Ghani is one of a small number of tech wizards in an increasingly data-driven world. If the 2008 campaign was about charisma and hope, the 2012 campaign was about science and data. Gone is the art of the political campaign. Successful campaigns are no longer run by people who play by gut instinct but instead by people like Ghani. With work that focuses on developing and using machine learning and data mining algorithms to solve challenges in business, government, and politics, he helps organizations make the most out of their institutional knowledge. In today’s data-centric, competitive world, businesses need to utilize increasingly targeted approaches to attract consumers. One of the leading experts in this field, Rayid Ghani addresses how data, analytics, and communications advances can be used to influence and change consumer behavior. He tells stories from his time in the Obama camp and shares successes about using the latest tools and applying big data to organizations.
At Obama for America, Ghani aimed to convert the vast amount of data collected through large commercial databases, boutique lists, voter files, social media sites, and an unprecedented quantity of voter interviews into a source of valuable data. With the use of sophisticated analytics, algorithms, and machine learning, the insights from the data were used to galvanize the campaign and predict voters’ views on particular issues like abortion and the economy. Armed with this information, the campaign was more focused in its message, and the result was vastly increased efficiency in fund-raising and volunteer and voter mobilization.
Before Obama for America, Ghani worked at Accenture Technology Labs for 10 years as a research scientist and the director of analytics research. His work closed the gap between academia and business and spanned a variety of industries, including healthcare, retail and consumer packaged goods (CPG), manufacturing, intelligence, and financial services. Ghani mined mountains of private corporate data to find statistical patterns that could forecast consumer behavior. He then helped organizations find and use patterns in consumer behavior to develop targeted strategies for individual preferences. For example, he deployed algorithms that replaced health insurers’ random audits, to anticipate which of 50,000 daily claims were most likely to require individual attention.

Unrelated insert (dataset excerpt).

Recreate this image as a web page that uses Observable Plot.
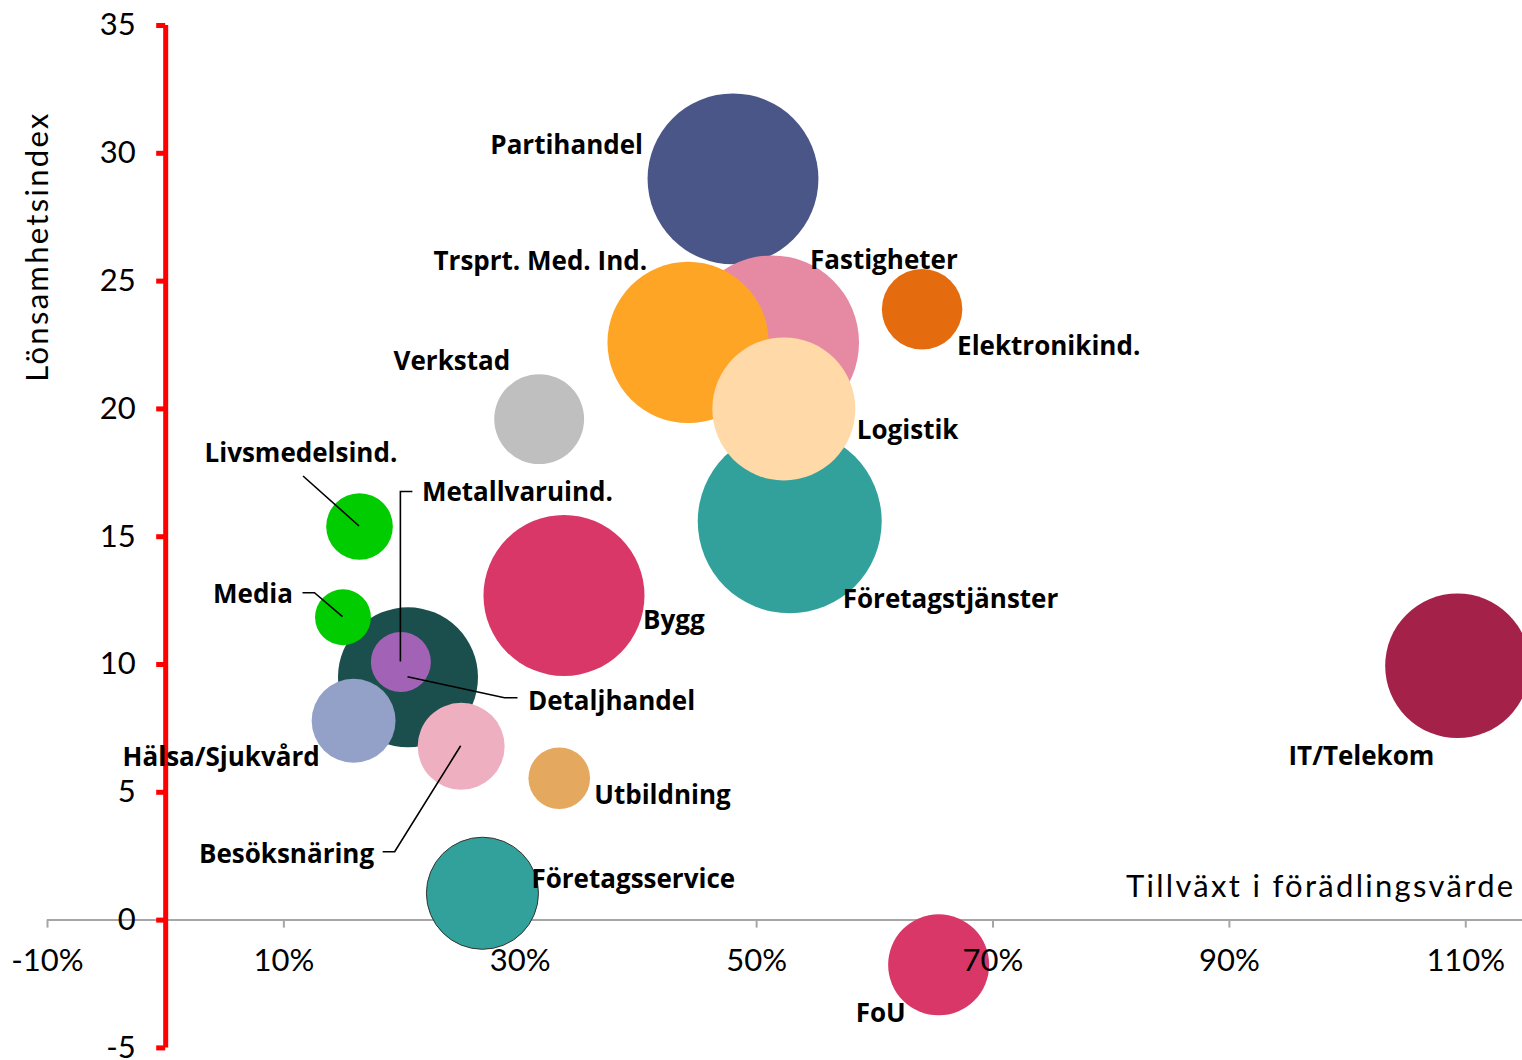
<!DOCTYPE html>
<html>
<head>
<meta charset="utf-8">
<script src="https://cdn.jsdelivr.net/npm/d3@7"></script>
<script src="https://cdn.jsdelivr.net/npm/@observablehq/plot@0.6"></script>
<style>
  html, body { margin: 0; padding: 0; background: #fff; overflow: hidden; }
  #chart svg { display: block; }
</style>
</head>
<body>
<div id="chart"></div>
<script>
// ---- Data ----
const branscher = [
  "Partihandel", "Fastigheter", "Trsprt. Med. Ind.", "Elektronikind.", "Verkstad",
  "Företagstjänster", "Logistik", "Bygg", "Detaljhandel", "Livsmedelsind.",
  "Media", "Metallvaruind.", "Hälsa/Sjukvård", "Besöksnäring", "Utbildning",
  "Företagsservice", "FoU", "IT/Telekom"
];
// Tillväxt i förädlingsvärde (%)
const tillvaxt = [48.0, 51.3, 44.2, 64.0, 31.6, 52.8, 52.3, 33.7, 20.5, 16.4, 15.0, 19.9, 15.9, 25.0, 33.3, 26.8, 65.4, 109.3];
// Lönsamhetsindex
const lonsamhet = [29.0, 22.6, 22.6, 23.9, 19.6, 15.6, 20.0, 12.7, 9.5, 15.4, 11.85, 10.1, 7.8, 6.8, 5.55, 1.05, -1.75, 9.95];
// Bubbelstorlek
const storlek = [73, 75.7, 65, 16.2, 20.2, 84.6, 51.1, 64.8, 49, 11.1, 7.8, 9.0, 17.6, 18.9, 9.5, 31.4, 25.5, 52.3];
const farger = [
  "#4A5687", "#E689A2", "#FEA526", "#E46C0E", "#BFBFBF",
  "#33A19B", "#FFD9A7", "#D83767", "#1B4F4E", "#00CC00",
  "#00CC00", "#A263B6", "#93A0C8", "#EEAFC1", "#E5A85F",
  "#33A19B", "#D83767", "#A4224A"
];
const xTicks = [-10, 10, 30, 50, 70, 90, 110];
const yTicks = [-5, 0, 5, 10, 15, 20, 25, 30, 35];
const xTitle = "Tillväxt i förädlingsvärde";
const yTitle = "Lönsamhetsindex";

// ---- Layout of annotations (pixel offsets from bubble centres) ----
const labelLayout = {
  "Partihandel":        {dx: -90,  dy: -33,  anchor: "end"},
  "Fastigheter":        {dx: 38,   dy: -82,  anchor: "start"},
  "Trsprt. Med. Ind.":  {dx: -41,  dy: -81,  anchor: "end"},
  "Elektronikind.":     {dx: 35,   dy: 37,   anchor: "start"},
  "Verkstad":           {dx: -29,  dy: -57,  anchor: "end"},
  "Företagstjänster":   {dx: 53,   dy: 78,   anchor: "start"},
  "Logistik":           {dx: 73,   dy: 22,   anchor: "start"},
  "Bygg":               {dx: 79,   dy: 25,   anchor: "start"},
  "Detaljhandel":       {dx: 120,  dy: 24,   anchor: "start"},
  "Livsmedelsind.":     {dx: -155, dy: -73,  anchor: "start"},
  "Media":              {dx: -50,  dy: -23,  anchor: "end"},
  "Metallvaruind.":     {dx: 21,   dy: -169, anchor: "start"},
  "Hälsa/Sjukvård":     {dx: -231, dy: 37,   anchor: "start"},
  "Besöksnäring":       {dx: -87,  dy: 108,  anchor: "end"},
  "Utbildning":         {dx: 35,   dy: 17,   anchor: "start"},
  "Företagsservice":    {dx: 49,   dy: -14,  anchor: "start"},
  "FoU":                {dx: -83,  dy: 49,   anchor: "start"},
  "IT/Telekom":         {dx: -169, dy: 91,   anchor: "start"}
};
const leaderLayout = [
  {name: "Livsmedelsind.", pts: [[-56, -50]]},
  {name: "Media",          pts: [[-28, -24], [-40, -24]]},
  {name: "Metallvaruind.", pts: [[0, -170], [12, -170]]},
  {name: "Detaljhandel",   pts: [[97, 21], [110, 21]]},
  {name: "Besöksnäring",   pts: [[-66, 106], [-78, 106]]}
];

const data = branscher.map((name, i) => ({
  name, x: tillvaxt[i], y: lonsamhet[i], size: storlek[i], color: farger[i]
}));
const byName = new Map(data.map(d => [d.name, d]));

function leaders(index, scales) {
  const g = d3.create("svg:g")
    .attr("fill", "none").attr("stroke", "#000").attr("stroke-width", 1.6);
  for (const L of leaderLayout) {
    const d = byName.get(L.name);
    const cx = scales.x(d.x), cy = scales.y(d.y);
    const pts = [[cx, cy], ...L.pts.map(([ox, oy]) => [cx + ox, cy + oy])];
    g.append("path").attr("d", d3.line()(pts));
  }
  return g.node();
}

const labelMarks = data.map(d => {
  const L = labelLayout[d.name];
  return Plot.text([d], {
    x: "x", y: "y", text: "name",
    dx: L.dx, dy: L.dy, textAnchor: L.anchor, lineAnchor: "middle",
    fontSize: 26, fontWeight: "bold", fontFamily: "Open Sans", fill: "#000"
  });
});

const plot = Plot.plot({
  width: 1522,
  height: 1060,
  marginLeft: 47,
  marginRight: 0,
  marginTop: 25,
  marginBottom: 12.6,
  x: {domain: [-10, 114.8], axis: null},
  y: {domain: [-5, 35], axis: null},
  r: {type: "sqrt", domain: [0, 100], range: [0, 100]},
  color: {type: "identity"},
  style: {fontFamily: "Lato", background: "#fff", overflow: "visible", color: "#000"},
  marks: [
    // x axis along y = 0
    Plot.ruleY([0], {stroke: "#A6A6A6", strokeWidth: 2}),
    Plot.ruleX(xTicks, {x: d => d, y1: 0, y2: 0, insetBottom: -8, stroke: "#A6A6A6", strokeWidth: 2}),
    // red y axis at x = 0
    Plot.ruleX([0], {stroke: "#FF0000", strokeWidth: 5}),
    Plot.ruleY(yTicks, {y: d => d, x1: 0, x2: 0, insetLeft: -9, stroke: "#FF0000", strokeWidth: 5}),
    // bubbles
    Plot.dot(data, {x: "x", y: "y", r: "size", fill: "color", sort: null}),
    Plot.dot(data, {filter: d => d.name === "Företagsservice", x: "x", y: "y", r: "size", fill: "none", stroke: "#333", strokeWidth: 1}),
    leaders,
    // tick labels
    Plot.text(xTicks, {x: d => d, y: 0, dy: 41, text: d => `${d}%`, fontSize: 31, fill: "#000", fontFamily: "Lato"}),
    Plot.text(yTicks, {x: 0, y: d => d, dx: -30, textAnchor: "end", text: d => String(d), fontSize: 31, fill: "#000", fontFamily: "Lato"}),
    // axis titles
    Plot.text([xTitle], {frameAnchor: "right", y: () => 0, dx: -7, dy: -33, textAnchor: "end", fontSize: 31, fill: "#000", fontFamily: "Lato"}),
    Plot.text([yTitle], {frameAnchor: "top-left", dx: -22, dy: 221, rotate: -90, textAnchor: "middle", fontSize: 31, fill: "#000", fontFamily: "Lato"}),
    ...labelMarks
  ]
});

document.getElementById("chart").appendChild(plot);
// letter spacing for the axis titles
d3.select(plot).selectAll("text").filter(function() {
  const t = this.textContent; return t === xTitle || t === yTitle;
}).style("letter-spacing", "2.3px");
</script>
</body>
</html>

Ghani’s work has been published in more than 50 academic publications with more than 2,000 citations. He has received myriad media mentions on TV and in publications like TIME, The New York Times, Slate, Businessweek, Financial Times, Chicago Tribune, and U.S. News & World Report. He has also been featured in books, such as The Numerati and SuperCrunchers. Ghani’s interests span a whole gamut from general machine learning and data mining to privacy preserving data mining, text mining, semi-supervised learning, active learning, information retrieval, NLP, and knowledge management. He has filed for 15 patents and seven have been awarded so far.